In working through coding and presenting the D3, I leaned heavily on the D3 tutorial by Scott Murray and the tips of Charles Reid.
How to grow massive amounts of fruit flies
As we perpetuate the fruit fly circle of life, we need to start somewhere and I’m going to assume you already have some large amounts of egg laying flies in a population cage. These population cages are usually fed with yeast paste on some kind of sweet agar (molasses, apple juice, grape juice). Take the trays from the previous night’s feeding and gently wash the embryos into a double layer sieve so that the adult flies get stuck on the first layer and the embryos stay on the second. A boar hair paintbrush can be used to make sure all the embryos are recovered from the tray.

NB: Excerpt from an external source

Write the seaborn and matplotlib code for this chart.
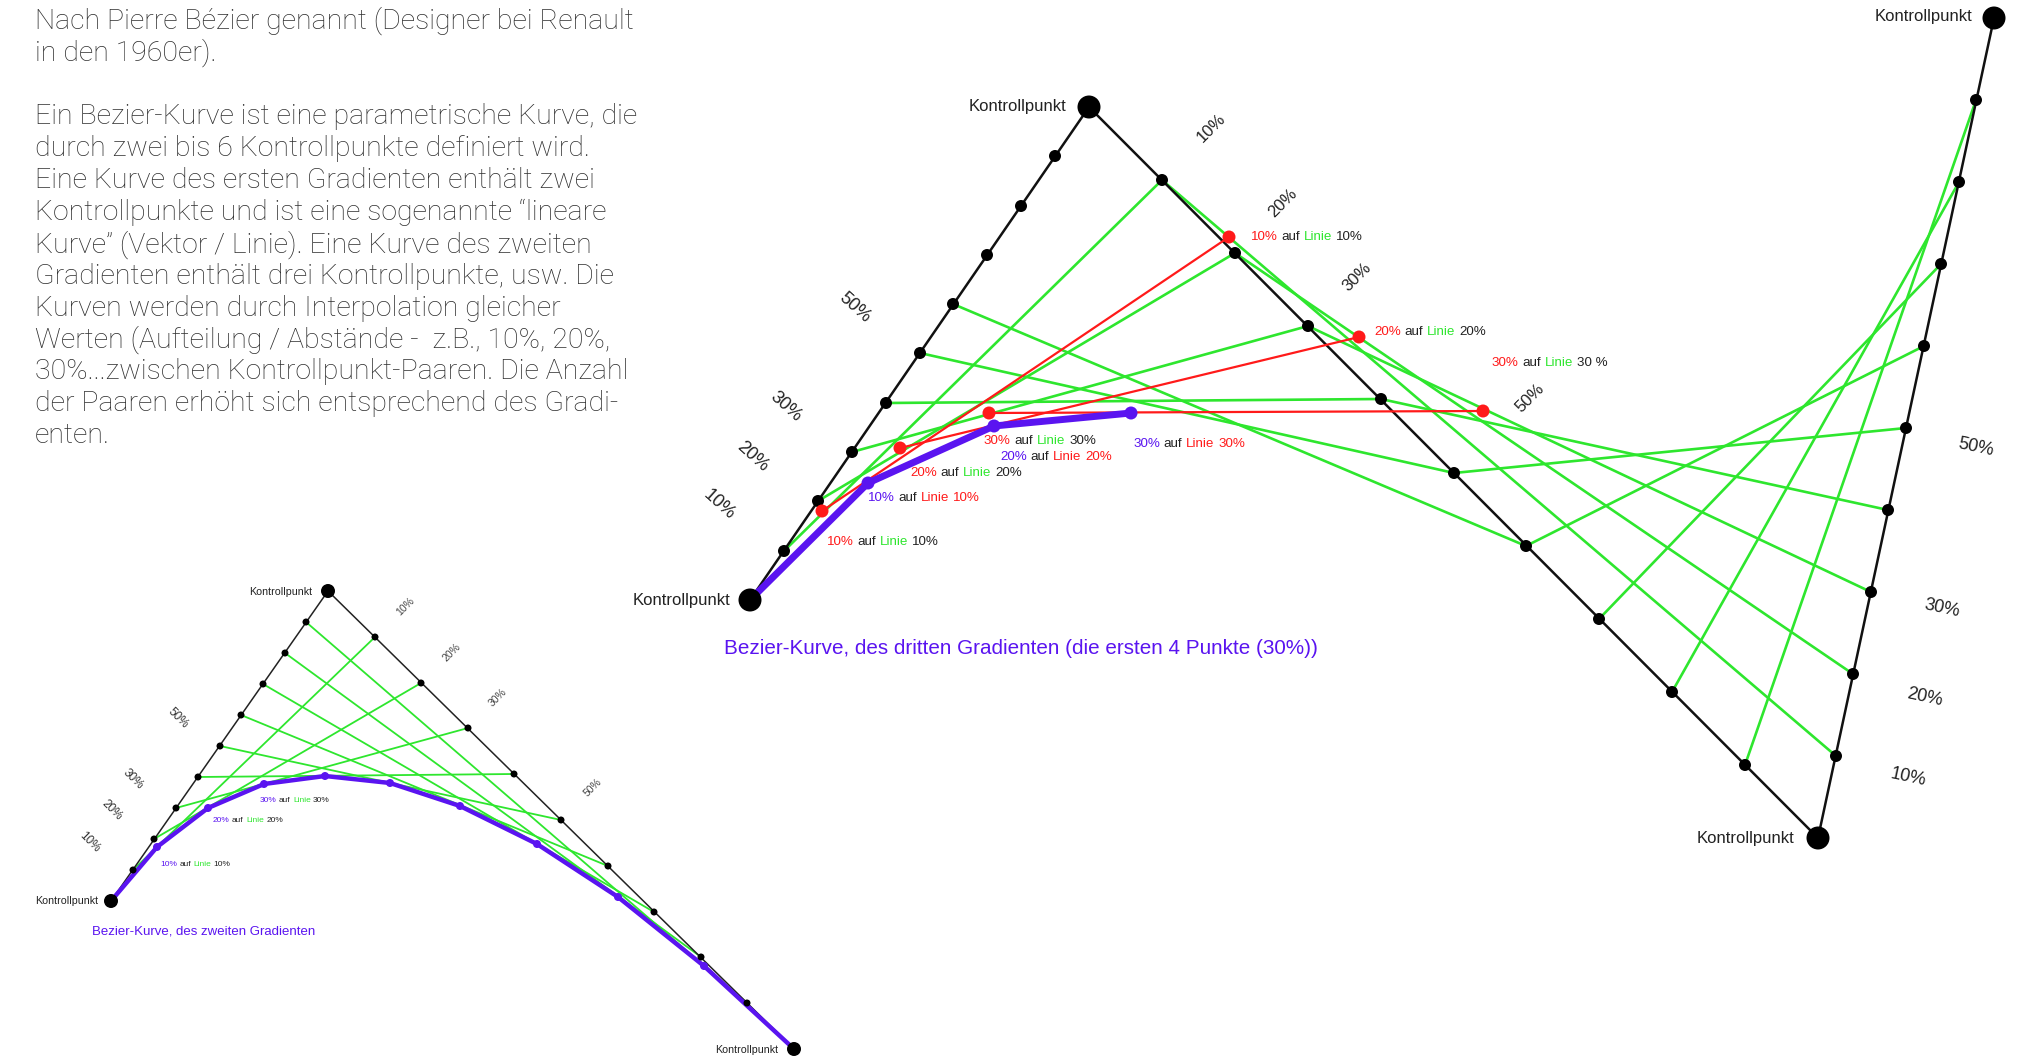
import matplotlib
matplotlib.use("Agg")
import matplotlib.pyplot as plt
import seaborn as sns
import pandas as pd

# all coordinates are picture pixels (origin top-left, 2041 x 1058)

# ---- small diagram: curve of the second degree ----
small_ctrl = [(111, 901), (328, 591), (794, 1049)]
small_dots_a = [(133, 870), (154, 839), (176, 808), (198, 777), (220, 746),
                (241, 715), (263, 684), (285, 653), (306, 622)]
small_dots_b = [(375, 637), (421, 683), (468, 728), (514, 774), (561, 820),
                (608, 866), (654, 912), (701, 957), (747, 1003)]
small_curve = [(157, 847), (208, 808), (264, 784), (325, 776), (390, 783),
               (460, 806), (537, 844), (618, 897), (704, 966)]

# ---- big diagram: curve of the third degree ----
big_ctrl = [(750, 600), (1089, 107), (1818, 838), (1994, 18)]
big_dots_a = [(784, 551), (818, 501), (852, 452), (886, 403), (920, 353),
              (953, 304), (987, 255), (1021, 206), (1055, 156)]
big_dots_b = [(1162, 180), (1235, 253), (1308, 326), (1381, 399), (1454, 473),
              (1526, 546), (1599, 619), (1672, 692), (1745, 765)]
big_dots_c = [(1836, 756), (1853, 674), (1871, 592), (1888, 510), (1906, 428),
              (1924, 346), (1941, 264), (1959, 182), (1976, 100)]
big_green_ab = 6          # only the first six a-b strings are drawn
big_red_left = [(822, 511), (900, 448), (989, 413)]
big_red_right = [(1229, 237), (1359, 337), (1483, 411)]
big_curve = [(868, 483), (994, 426), (1131, 413)]

# percent labels: (text, x, y)
small_pct_left = [("10%", 90, 842), ("20%", 112, 810), ("30%", 133, 779), ("50%", 178, 718)]
small_pct_right = [("10%", 405, 606), ("20%", 452, 652), ("30%", 498, 698), ("50%", 593, 788)]
big_pct_left = [("10%", 719, 505), ("20%", 753, 457), ("30%", 786, 407), ("50%", 855, 308)]
big_pct_mid = [("10%", 1211, 128), ("20%", 1283, 203), ("30%", 1357, 277), ("50%", 1530, 398)]
big_pct_right = [("10%", 1908, 777), ("20%", 1925, 697), ("30%", 1942, 608), ("50%", 1976, 447)]

# control point labels: (right edge x, y)
small_ctrl_labels = [(98, 901), (312, 592), (778, 1050)]
big_ctrl_labels = [(730, 600), (1066, 107), (1794, 838), (1972, 17)]

paragraph = [
    "Nach Pierre Bézier genannt (Designer bei Renault",
    "in den 1960er).",
    "",
    "Ein Bezier-Kurve ist eine parametrische Kurve, die",
    "durch zwei bis 6 Kontrollpunkte definiert wird.",
    "Eine Kurve des ersten Gradienten enthält zwei",
    "Kontrollpunkte und ist eine sogenannte “lineare",
    "Kurve” (Vektor / Linie). Eine Kurve des zweiten",
    "Gradienten enthält drei Kontrollpunkte, usw. Die",
    "Kurven werden durch Interpolation gleicher",
    "Werten (Aufteilung / Abstände -  z.B., 10%, 20%,",
    "30%...zwischen Kontrollpunkt-Paaren. Die Anzahl",
    "der Paaren erhöht sich entsprechend des Gradi-",
    "enten.",
]

GREEN = "#2ee62e"
RED = "#ff1a1a"
PURPLE = "#5a14f0"
DARK = "#222222"

small_point_labels = [
    (160, 864, [("10%", PURPLE), ("auf", DARK), ("Linie", GREEN), ("10%", DARK)]),
    (213, 821, [("20%", PURPLE), ("auf", DARK), ("Linie", GREEN), ("20%", DARK)]),
    (260, 801, [("30%", PURPLE), ("auf", DARK), ("Linie", GREEN), ("30%", DARK)]),
]
big_point_labels = [
    (827, 542, [("10%", RED), ("auf", DARK), ("Linie", GREEN), ("10%", DARK)]),
    (868, 498, [("10%", PURPLE), ("auf", DARK), ("Linie", RED), ("10%", RED)]),
    (910, 473, [("20%", RED), ("auf", DARK), ("Linie", GREEN), ("20%", DARK)]),
    (984, 441, [("30%", RED), ("auf", DARK), ("Linie", GREEN), ("30%", DARK)]),
    (1000, 457, [("20%", PURPLE), ("auf", DARK), ("Linie", RED), ("20%", RED)]),
    (1133, 444, [("30%", PURPLE), ("auf", DARK), ("Linie", RED), ("30%", RED)]),
    (1251, 237, [("10%", RED), ("auf", DARK), ("Linie", GREEN), ("10%", DARK)]),
    (1374, 332, [("20%", RED), ("auf", DARK), ("Linie", GREEN), ("20%", DARK)]),
    (1492, 363, [("30%", RED), ("auf", DARK), ("Linie", GREEN), ("30 %", DARK)]),
]

W, H = 2041, 1058
ARIAL = ["Liberation Sans", "DejaVu Sans"]


def draw_segments(ax, pairs, color, lw, z):
    rows = []
    for i, (p, q) in enumerate(pairs):
        rows.append({"seg": i, "x": p[0], "y": p[1]})
        rows.append({"seg": i, "x": q[0], "y": q[1]})
    df = pd.DataFrame(rows)
    sns.lineplot(data=df, x="x", y="y", units="seg", estimator=None, sort=False,
                 color=color, linewidth=lw, zorder=z, ax=ax, legend=False)


def draw_polyline(ax, pts, color, lw, z):
    df = pd.DataFrame({"x": [p[0] for p in pts], "y": [p[1] for p in pts]})
    sns.lineplot(data=df, x="x", y="y", estimator=None, sort=False,
                 color=color, linewidth=lw, zorder=z, ax=ax)


def draw_dots(ax, pts, color, diam_px, z):
    s = (diam_px * 0.72) ** 2
    sns.scatterplot(x=[p[0] for p in pts], y=[p[1] for p in pts], s=s, color=color,
                    edgecolor="none", linewidth=0, zorder=z, ax=ax, legend=False)


def multicolor(ax, x, y, pieces, size):
    gap = size * 0.28
    t = ax.text(x, y, pieces[0][0], color=pieces[0][1], fontsize=size,
                family=ARIAL, ha="left", va="center", zorder=10)
    for txt, col in pieces[1:]:
        t = ax.annotate(txt, xy=(1, 0), xycoords=t, xytext=(gap, 0),
                        textcoords="offset points", color=col, fontsize=size,
                        family=ARIAL, ha="left", va="bottom", zorder=10)


def pct_labels(ax, labels, rot, size, color):
    for txt, x, y in labels:
        ax.text(x, y, txt, rotation=rot, rotation_mode="anchor", ha="center",
                va="center", fontsize=size, family=ARIAL, color=color)


sns.set_theme(style="white")
fig = plt.figure(figsize=(W / 100, H / 100), dpi=100)
ax = fig.add_axes([0, 0, 1, 1])

# ---------- small diagram ----------
draw_segments(ax, list(zip(small_dots_a, small_dots_b)), GREEN, 1.3, 2)
draw_polyline(ax, small_ctrl, "#222222", 1.1, 3)
draw_polyline(ax, [small_ctrl[0]] + small_curve + [small_ctrl[2]], PURPLE, 3.2, 4)
draw_dots(ax, small_dots_a + small_dots_b, "black", 7, 5)
draw_dots(ax, small_curve, PURPLE, 8, 6)
draw_dots(ax, small_ctrl, "black", 14, 6)

# ---------- big diagram ----------
ab_pairs = list(zip(big_dots_a, big_dots_b))[:big_green_ab]
bc_pairs = list(zip(big_dots_b, big_dots_c))
draw_segments(ax, ab_pairs + bc_pairs, GREEN, 1.9, 2)
draw_polyline(ax, big_ctrl, "#111111", 1.8, 3)
draw_segments(ax, list(zip(big_red_left, big_red_right)), RED, 1.6, 3.5)
draw_polyline(ax, [big_ctrl[0]] + big_curve, PURPLE, 5, 4)
draw_dots(ax, big_dots_a + big_dots_b + big_dots_c, "black", 12, 5)
draw_dots(ax, big_red_left + big_red_right, RED, 13, 6)
draw_dots(ax, big_curve, PURPLE, 13, 6)
draw_dots(ax, big_ctrl, "black", 23, 6)

# ---------- labels ----------
for x, y in small_ctrl_labels:
    ax.text(x, y, "Kontrollpunkt", ha="right", va="center", fontsize=7.7,
            family=ARIAL, color=DARK)
for x, y in big_ctrl_labels:
    ax.text(x, y, "Kontrollpunkt", ha="right", va="center", fontsize=12,
            family=ARIAL, color=DARK)

pct_labels(ax, small_pct_left, -45, 8.5, "#333333")
pct_labels(ax, small_pct_right, 45, 7.5, "#444444")
pct_labels(ax, big_pct_left, -42, 13, "#222222")
pct_labels(ax, big_pct_mid, 45, 12, "#222222")
pct_labels(ax, big_pct_right, -12, 13, "#222222")

for x, y, pieces in small_point_labels:
    multicolor(ax, x, y, pieces, 6)
for x, y, pieces in big_point_labels:
    multicolor(ax, x, y, pieces, 9.6)

ax.text(92, 931, "Bezier-Kurve, des zweiten Gradienten", ha="left", va="center",
        fontsize=9.5, family=ARIAL, color=PURPLE)
ax.text(1021, 648, "Bezier-Kurve, des dritten Gradienten (die ersten 4 Punkte (30%))",
        ha="center", va="center", fontsize=14.9, family=ARIAL, color=PURPLE)

for i, line in enumerate(paragraph):
    ax.text(35, 21 + i * 31.9, line, ha="left", va="center", fontsize=20.5,
            family=["Roboto", "DejaVu Sans"], fontweight="light", color="#2e2e2e")

ax.set_xlim(0, W)
ax.set_ylim(H, 0)
ax.set_axis_off()

fig.savefig("out.png", dpi=100, facecolor="white")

From here there are two ways to proceed: put the embryos in a box with yeast paste or put the embryos in bottles with banana paste and yeast. My fly strains didn’t do so well in the box so I’m going to show the bottle method.
To get an optimum number of flies in the next generation, around 120-150ml, you will need between 3-5 large trays of bottles with 40 bottles per tray. In each bottle tap a small amount of yeast.
[]
Now using a nickel spatula, scrape up a pile of embryos no bigger than a grain of rice. Not those basmati rice grains, more like jasmine rice. Half of a fat sushi rice gain. I like to tap the yeast onto one side and the embryos onto the other so that the yeast doesn’t dehydrate the embryos. I don’t know if that would really happen but it also helps to find the embryo pile when it isn’t blending into the yeast.
(
Once you have put the embryos into the full tray of bottles, plug them up, move to your incubator, and wait around 8-10 days.
It is hard to estimate the correct amount of embryos to put in each bottle. Too many and the larvae will be stressed, develop slower, and churn up the media so that it is goopy. Goopy bottles are really hard to tap the adults out of so don’t do that. On the other side, underpopulated bottles waste bottles since you need more of them. One tray of full but not too full bottles will yield around 50 ml of adult flies.
To collect the adult flies, I use a 200 ml flask and place it in an ice bucket with a bit of ice. I don’t pack the ice around the flack, it can be loose. The ice will keep the flies from trying to escape. Place a large funnel in the flask and tap each bottle into the flask. Be gentle with the flies in the flask and don’t shake them too much as you tap.
Once you have 120-150 ml of adult flies, dump them into your prepared population cage and get ready to do this again in a week!
Bottles and plugs can be purchased from FlyStuff, and the cages as well. I cut out the middleman for the population cages and bought acrylic tube from our local plastic supplier TapPlastics.